PROBLEM REQUIREMENTS
Reproduce exactly, and nothing else, the lines from the one that contains "Reproduce this diagram with TikZ." through the one that contains "ellipse[x radius=69.8pt,y radius=7pt];". Leave the pictures out.

Figure scripts
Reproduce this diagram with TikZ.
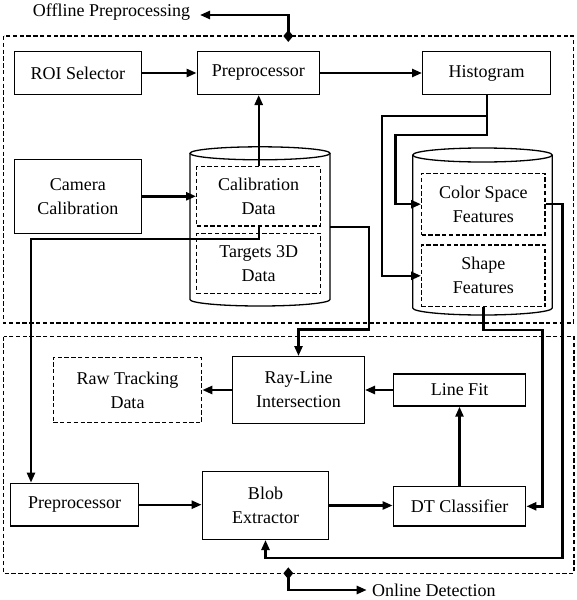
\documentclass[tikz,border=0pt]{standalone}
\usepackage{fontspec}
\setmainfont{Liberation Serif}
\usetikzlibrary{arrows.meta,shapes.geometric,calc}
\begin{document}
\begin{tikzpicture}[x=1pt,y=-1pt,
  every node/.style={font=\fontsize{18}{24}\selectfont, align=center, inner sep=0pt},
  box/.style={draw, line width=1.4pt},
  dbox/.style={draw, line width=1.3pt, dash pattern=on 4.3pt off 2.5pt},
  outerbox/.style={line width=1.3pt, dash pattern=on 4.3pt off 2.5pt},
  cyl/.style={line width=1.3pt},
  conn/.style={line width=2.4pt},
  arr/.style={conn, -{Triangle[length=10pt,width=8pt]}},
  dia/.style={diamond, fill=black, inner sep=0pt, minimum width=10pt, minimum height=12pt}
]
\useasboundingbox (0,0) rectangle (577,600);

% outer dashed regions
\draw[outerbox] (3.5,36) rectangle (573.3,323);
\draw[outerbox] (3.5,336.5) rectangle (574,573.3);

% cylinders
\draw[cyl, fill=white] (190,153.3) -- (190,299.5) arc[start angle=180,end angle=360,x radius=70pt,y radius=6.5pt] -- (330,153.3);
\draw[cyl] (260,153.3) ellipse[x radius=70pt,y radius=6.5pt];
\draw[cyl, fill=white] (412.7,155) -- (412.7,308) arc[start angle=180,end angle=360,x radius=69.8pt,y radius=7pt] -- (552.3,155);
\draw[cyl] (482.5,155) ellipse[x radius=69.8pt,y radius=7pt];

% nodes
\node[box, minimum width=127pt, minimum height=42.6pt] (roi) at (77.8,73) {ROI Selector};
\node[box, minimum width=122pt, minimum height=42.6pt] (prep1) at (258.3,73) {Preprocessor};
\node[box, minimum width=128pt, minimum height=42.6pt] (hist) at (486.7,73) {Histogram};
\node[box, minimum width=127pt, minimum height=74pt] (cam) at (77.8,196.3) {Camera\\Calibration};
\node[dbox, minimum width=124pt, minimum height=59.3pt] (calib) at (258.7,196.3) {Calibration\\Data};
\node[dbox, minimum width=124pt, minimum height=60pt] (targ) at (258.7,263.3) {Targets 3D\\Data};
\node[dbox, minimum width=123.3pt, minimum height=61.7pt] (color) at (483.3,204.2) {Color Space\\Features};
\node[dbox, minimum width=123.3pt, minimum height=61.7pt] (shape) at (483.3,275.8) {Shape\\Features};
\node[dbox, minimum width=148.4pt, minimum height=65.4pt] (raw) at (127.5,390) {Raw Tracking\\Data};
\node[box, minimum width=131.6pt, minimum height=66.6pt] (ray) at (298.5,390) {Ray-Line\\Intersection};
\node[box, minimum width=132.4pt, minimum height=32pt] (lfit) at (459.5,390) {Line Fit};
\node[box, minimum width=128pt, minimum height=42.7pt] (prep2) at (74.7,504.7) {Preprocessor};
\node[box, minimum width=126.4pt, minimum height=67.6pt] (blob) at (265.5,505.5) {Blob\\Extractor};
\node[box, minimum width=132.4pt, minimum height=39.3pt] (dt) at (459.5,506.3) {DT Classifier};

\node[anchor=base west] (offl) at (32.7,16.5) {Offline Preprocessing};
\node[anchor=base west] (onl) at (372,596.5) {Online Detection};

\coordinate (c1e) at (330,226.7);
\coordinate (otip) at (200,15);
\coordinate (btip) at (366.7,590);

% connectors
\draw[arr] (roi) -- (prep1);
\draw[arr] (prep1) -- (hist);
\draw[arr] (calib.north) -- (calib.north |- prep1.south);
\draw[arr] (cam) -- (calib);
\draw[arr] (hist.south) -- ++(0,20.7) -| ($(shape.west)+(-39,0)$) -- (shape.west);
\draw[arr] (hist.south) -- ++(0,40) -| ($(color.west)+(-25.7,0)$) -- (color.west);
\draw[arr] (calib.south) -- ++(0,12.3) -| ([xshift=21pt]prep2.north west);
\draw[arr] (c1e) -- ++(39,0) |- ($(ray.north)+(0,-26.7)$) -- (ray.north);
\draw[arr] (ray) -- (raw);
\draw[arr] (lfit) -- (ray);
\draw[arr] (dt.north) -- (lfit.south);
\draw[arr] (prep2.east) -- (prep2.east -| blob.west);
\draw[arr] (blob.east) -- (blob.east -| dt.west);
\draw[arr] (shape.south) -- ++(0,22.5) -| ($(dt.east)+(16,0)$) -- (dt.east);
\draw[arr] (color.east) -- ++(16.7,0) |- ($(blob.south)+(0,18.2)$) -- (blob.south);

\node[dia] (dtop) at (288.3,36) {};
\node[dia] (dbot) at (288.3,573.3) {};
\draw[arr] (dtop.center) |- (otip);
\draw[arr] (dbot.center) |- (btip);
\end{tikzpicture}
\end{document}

* * *

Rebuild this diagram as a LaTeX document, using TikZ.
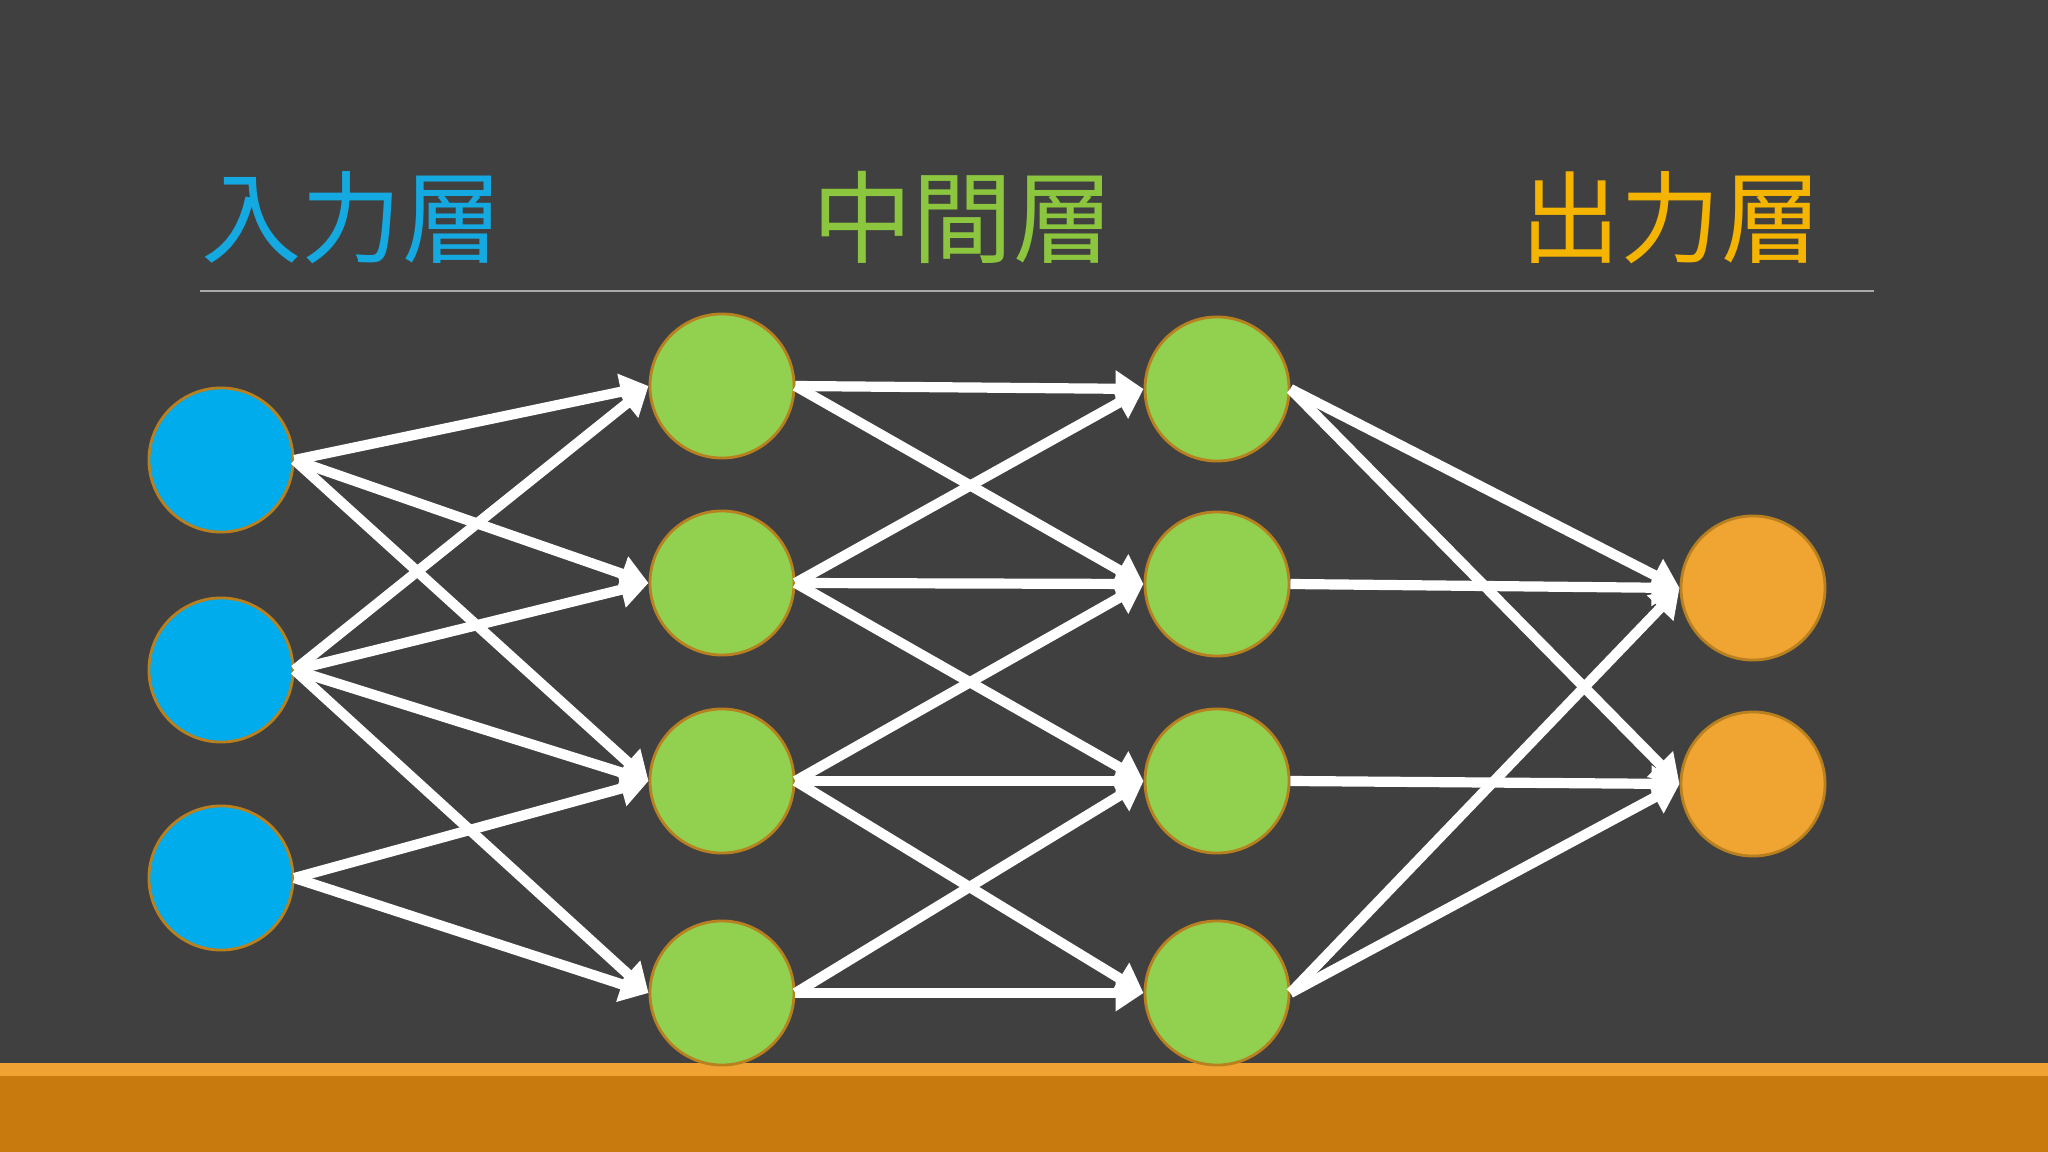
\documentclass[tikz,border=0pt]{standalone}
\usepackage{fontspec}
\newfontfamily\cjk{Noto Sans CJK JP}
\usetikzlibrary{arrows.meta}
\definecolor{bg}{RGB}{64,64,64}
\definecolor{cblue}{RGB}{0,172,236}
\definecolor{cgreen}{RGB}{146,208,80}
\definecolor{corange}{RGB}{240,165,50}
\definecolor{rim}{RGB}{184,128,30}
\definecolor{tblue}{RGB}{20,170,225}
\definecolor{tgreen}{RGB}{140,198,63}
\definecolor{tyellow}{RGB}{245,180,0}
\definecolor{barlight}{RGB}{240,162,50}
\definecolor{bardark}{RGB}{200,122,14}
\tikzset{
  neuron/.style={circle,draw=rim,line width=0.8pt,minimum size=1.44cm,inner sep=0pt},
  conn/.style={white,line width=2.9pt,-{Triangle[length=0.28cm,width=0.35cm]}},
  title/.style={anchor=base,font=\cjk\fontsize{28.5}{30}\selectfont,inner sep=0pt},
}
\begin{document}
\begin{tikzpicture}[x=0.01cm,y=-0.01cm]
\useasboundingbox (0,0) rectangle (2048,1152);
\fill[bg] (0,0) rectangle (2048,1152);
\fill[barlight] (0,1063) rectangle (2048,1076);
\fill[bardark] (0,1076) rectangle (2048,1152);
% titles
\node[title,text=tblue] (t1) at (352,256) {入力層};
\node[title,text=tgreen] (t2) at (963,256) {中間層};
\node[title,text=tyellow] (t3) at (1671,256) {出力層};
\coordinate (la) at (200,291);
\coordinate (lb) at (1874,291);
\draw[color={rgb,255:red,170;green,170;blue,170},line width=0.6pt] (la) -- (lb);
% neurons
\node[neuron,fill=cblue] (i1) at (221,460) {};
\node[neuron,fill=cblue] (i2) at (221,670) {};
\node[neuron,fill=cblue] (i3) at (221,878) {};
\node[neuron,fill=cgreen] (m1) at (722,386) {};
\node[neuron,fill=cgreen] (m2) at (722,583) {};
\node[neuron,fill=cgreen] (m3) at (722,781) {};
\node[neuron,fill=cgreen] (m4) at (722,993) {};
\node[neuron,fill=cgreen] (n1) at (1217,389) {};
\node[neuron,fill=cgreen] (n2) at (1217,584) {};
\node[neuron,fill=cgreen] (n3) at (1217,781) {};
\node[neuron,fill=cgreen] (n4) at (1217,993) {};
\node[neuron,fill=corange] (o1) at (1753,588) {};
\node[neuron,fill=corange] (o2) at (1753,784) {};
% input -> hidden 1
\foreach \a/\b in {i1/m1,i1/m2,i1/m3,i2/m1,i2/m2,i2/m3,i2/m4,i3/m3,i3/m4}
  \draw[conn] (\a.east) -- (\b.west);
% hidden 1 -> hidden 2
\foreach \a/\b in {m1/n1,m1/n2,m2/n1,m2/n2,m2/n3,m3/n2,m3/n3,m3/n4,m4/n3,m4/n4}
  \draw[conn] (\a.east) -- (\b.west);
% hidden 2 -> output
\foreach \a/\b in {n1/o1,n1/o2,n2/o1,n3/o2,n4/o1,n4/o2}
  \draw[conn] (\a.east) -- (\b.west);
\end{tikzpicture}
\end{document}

SOLUTION TO THIS EXERCISE
Reproduce this diagram with TikZ.
\documentclass[tikz,border=0pt]{standalone}
\usepackage{fontspec}
\setmainfont{Liberation Serif}
\usetikzlibrary{arrows.meta,shapes.geometric,calc}
\begin{document}
\begin{tikzpicture}[x=1pt,y=-1pt,
  every node/.style={font=\fontsize{18}{24}\selectfont, align=center, inner sep=0pt},
  box/.style={draw, line width=1.4pt},
  dbox/.style={draw, line width=1.3pt, dash pattern=on 4.3pt off 2.5pt},
  outerbox/.style={line width=1.3pt, dash pattern=on 4.3pt off 2.5pt},
  cyl/.style={line width=1.3pt},
  conn/.style={line width=2.4pt},
  arr/.style={conn, -{Triangle[length=10pt,width=8pt]}},
  dia/.style={diamond, fill=black, inner sep=0pt, minimum width=10pt, minimum height=12pt}
]
\useasboundingbox (0,0) rectangle (577,600);

% outer dashed regions
\draw[outerbox] (3.5,36) rectangle (573.3,323);
\draw[outerbox] (3.5,336.5) rectangle (574,573.3);

% cylinders
\draw[cyl, fill=white] (190,153.3) -- (190,299.5) arc[start angle=180,end angle=360,x radius=70pt,y radius=6.5pt] -- (330,153.3);
\draw[cyl] (260,153.3) ellipse[x radius=70pt,y radius=6.5pt];
\draw[cyl, fill=white] (412.7,155) -- (412.7,308) arc[start angle=180,end angle=360,x radius=69.8pt,y radius=7pt] -- (552.3,155);
\draw[cyl] (482.5,155) ellipse[x radius=69.8pt,y radius=7pt];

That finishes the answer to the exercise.